DATA PROVIDED:
————————

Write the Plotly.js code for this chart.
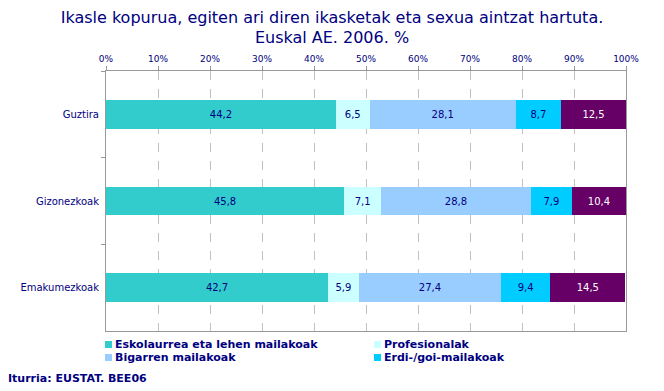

————————

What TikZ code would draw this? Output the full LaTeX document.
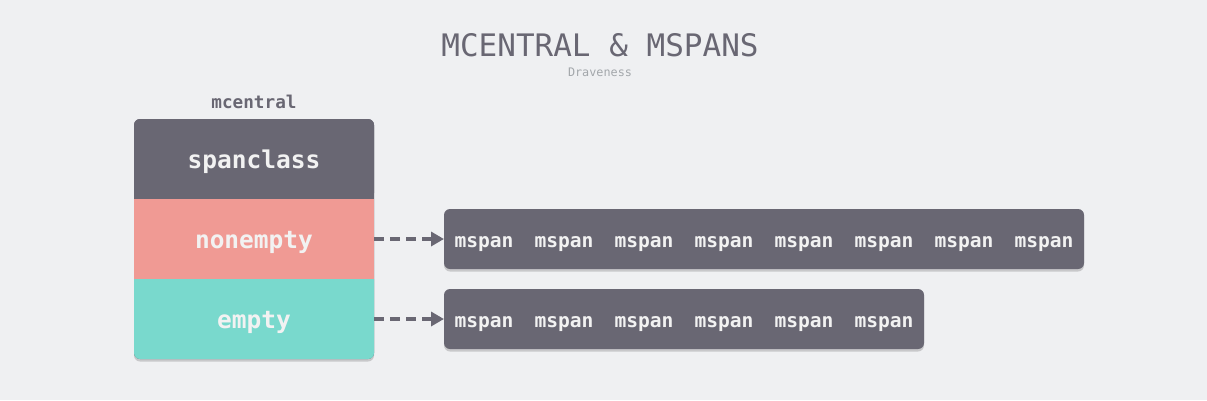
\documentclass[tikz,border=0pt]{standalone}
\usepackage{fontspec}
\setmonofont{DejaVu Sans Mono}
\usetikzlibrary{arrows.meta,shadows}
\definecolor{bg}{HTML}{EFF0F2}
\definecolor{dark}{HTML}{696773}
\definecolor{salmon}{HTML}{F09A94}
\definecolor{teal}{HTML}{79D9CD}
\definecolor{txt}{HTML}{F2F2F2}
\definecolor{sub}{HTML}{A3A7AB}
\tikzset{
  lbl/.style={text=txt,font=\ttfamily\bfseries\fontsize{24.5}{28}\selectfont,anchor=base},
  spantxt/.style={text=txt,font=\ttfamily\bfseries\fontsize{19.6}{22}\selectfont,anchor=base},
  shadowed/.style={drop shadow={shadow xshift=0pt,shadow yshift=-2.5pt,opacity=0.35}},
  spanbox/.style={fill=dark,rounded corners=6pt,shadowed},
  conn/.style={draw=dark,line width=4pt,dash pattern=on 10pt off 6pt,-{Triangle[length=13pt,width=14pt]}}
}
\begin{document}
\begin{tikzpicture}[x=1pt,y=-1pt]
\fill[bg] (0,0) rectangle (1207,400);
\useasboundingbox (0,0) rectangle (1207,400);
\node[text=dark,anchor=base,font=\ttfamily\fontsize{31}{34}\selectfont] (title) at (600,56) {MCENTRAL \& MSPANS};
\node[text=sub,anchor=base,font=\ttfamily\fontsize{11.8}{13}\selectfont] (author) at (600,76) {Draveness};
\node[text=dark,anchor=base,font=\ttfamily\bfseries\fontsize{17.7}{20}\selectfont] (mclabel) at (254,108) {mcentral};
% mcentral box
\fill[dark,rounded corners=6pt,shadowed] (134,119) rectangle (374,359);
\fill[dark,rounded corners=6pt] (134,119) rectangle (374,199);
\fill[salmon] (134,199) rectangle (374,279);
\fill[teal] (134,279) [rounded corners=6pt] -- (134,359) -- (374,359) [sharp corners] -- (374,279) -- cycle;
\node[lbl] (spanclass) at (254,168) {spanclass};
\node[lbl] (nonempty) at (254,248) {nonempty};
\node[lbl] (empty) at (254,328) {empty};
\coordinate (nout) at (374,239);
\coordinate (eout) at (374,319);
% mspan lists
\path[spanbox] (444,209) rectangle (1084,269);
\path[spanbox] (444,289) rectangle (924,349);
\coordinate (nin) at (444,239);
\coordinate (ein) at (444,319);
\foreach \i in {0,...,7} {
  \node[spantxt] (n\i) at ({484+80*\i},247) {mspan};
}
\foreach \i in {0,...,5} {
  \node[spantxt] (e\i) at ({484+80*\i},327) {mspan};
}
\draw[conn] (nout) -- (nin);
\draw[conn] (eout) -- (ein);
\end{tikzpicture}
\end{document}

————————

OBJECTIVE:
Tally how many lines of the data include the word "code". Write the number and nothing else.

TASK SOLUTION:
2